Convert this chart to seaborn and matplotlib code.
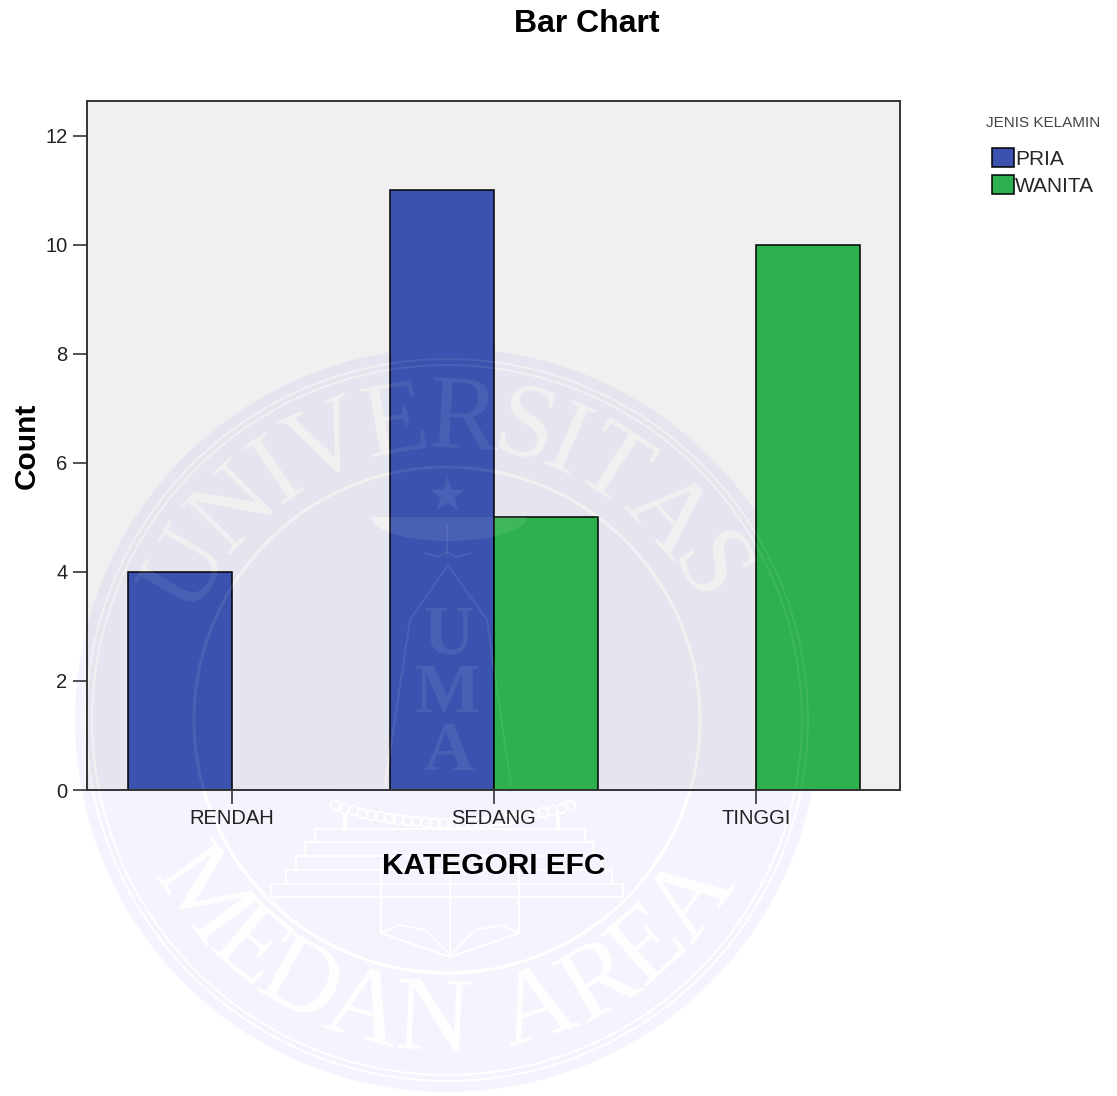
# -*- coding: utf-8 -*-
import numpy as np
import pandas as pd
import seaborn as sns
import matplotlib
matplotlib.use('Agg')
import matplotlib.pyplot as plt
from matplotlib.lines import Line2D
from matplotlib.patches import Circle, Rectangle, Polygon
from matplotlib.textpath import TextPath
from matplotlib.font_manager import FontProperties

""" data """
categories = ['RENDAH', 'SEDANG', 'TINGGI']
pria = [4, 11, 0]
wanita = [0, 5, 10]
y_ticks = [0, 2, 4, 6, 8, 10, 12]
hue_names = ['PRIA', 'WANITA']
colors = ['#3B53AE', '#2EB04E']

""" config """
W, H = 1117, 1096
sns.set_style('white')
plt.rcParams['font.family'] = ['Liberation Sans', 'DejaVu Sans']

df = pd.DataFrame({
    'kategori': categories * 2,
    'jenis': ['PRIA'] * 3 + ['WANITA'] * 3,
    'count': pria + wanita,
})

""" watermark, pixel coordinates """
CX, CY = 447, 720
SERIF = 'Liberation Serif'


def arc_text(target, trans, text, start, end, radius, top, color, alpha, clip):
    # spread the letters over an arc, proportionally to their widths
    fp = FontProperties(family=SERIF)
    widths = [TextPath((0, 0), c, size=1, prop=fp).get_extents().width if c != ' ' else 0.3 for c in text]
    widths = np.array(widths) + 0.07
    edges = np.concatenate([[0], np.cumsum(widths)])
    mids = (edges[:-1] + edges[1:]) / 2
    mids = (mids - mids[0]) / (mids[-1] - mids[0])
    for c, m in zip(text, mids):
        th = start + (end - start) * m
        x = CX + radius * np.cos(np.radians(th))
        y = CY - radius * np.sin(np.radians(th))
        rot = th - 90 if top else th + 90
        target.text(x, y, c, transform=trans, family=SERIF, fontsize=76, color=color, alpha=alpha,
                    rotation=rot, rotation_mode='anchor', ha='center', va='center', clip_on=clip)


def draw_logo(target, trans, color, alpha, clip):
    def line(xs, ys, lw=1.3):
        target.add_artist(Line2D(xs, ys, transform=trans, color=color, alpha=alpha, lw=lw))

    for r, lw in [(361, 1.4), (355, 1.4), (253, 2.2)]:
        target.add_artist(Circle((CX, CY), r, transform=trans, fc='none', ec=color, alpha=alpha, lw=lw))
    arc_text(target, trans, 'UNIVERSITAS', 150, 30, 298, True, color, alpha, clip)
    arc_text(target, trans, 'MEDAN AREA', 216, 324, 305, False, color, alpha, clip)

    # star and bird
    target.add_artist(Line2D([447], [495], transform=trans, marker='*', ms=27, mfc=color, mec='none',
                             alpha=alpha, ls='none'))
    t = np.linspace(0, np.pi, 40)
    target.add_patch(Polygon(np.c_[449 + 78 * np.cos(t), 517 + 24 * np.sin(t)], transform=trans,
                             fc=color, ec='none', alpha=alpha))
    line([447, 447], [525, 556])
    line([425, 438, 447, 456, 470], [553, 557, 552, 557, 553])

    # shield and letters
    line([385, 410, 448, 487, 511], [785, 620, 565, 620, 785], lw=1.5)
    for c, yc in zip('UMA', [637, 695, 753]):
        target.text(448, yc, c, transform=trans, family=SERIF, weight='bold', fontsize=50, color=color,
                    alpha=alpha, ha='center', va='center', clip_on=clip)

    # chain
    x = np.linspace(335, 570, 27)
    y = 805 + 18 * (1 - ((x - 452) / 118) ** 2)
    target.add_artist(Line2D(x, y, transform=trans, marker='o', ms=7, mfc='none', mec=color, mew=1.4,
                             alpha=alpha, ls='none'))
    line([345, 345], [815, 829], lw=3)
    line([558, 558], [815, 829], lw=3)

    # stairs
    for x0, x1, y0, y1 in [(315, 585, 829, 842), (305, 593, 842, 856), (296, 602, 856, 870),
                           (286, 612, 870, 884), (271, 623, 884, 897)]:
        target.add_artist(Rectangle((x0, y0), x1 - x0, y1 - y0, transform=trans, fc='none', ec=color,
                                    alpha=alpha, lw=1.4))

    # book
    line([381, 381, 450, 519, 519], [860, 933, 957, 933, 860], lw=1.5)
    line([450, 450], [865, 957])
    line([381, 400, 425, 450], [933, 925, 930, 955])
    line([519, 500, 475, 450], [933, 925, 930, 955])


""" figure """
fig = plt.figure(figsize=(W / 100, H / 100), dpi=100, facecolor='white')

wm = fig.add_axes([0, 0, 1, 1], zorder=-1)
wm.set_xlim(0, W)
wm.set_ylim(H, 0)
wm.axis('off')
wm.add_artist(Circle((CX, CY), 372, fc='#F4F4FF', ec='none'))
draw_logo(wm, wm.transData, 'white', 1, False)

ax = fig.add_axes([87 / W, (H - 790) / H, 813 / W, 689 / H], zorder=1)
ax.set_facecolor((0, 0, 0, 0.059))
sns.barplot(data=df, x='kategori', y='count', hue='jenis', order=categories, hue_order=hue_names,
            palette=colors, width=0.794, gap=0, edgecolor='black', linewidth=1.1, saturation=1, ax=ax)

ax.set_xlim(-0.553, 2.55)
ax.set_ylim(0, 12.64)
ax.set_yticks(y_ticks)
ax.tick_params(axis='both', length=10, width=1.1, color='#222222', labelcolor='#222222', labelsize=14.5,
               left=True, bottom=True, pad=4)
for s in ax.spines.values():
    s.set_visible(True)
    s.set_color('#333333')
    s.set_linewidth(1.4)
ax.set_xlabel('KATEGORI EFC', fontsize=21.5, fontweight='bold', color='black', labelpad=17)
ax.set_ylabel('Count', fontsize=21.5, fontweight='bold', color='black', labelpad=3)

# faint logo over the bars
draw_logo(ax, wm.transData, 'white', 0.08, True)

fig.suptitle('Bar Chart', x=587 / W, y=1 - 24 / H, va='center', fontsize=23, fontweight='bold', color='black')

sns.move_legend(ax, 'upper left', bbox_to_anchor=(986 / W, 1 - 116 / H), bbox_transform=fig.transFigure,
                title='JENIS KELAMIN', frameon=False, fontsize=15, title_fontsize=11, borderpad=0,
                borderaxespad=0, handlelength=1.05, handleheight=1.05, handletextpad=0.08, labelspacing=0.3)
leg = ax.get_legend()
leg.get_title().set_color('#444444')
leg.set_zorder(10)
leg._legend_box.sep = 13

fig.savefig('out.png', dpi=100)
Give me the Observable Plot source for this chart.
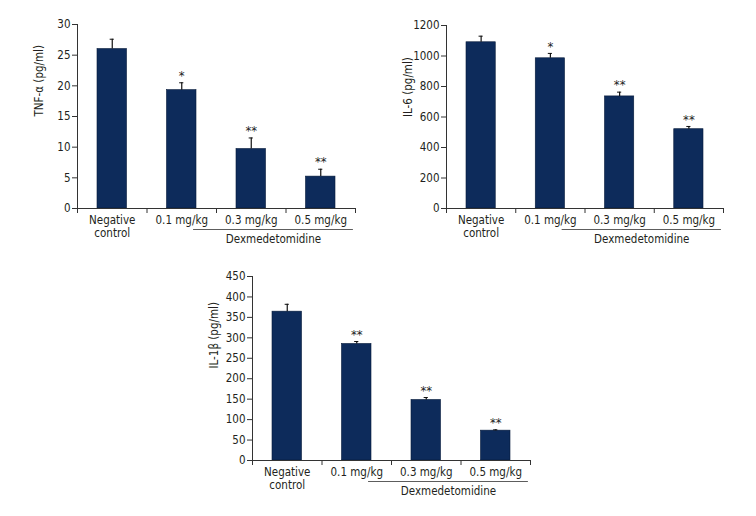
::::
* _What you should do_: Up to and including the line with "from matplotlib.font_manager import", copy the data above from its first line. Skip pictures.

* _Solution to this exercise_:
Convert this chart to seaborn and matplotlib code.
# -*- coding: utf-8 -*-
import numpy as np
import pandas as pd
import seaborn as sns
import matplotlib
matplotlib.use('Agg')
import matplotlib.pyplot as plt
from matplotlib.lines import Line2D
from matplotlib.patches import Circle, Rectangle, Polygon
from matplotlib.textpath import TextPath
from matplotlib.font_manager import FontProperties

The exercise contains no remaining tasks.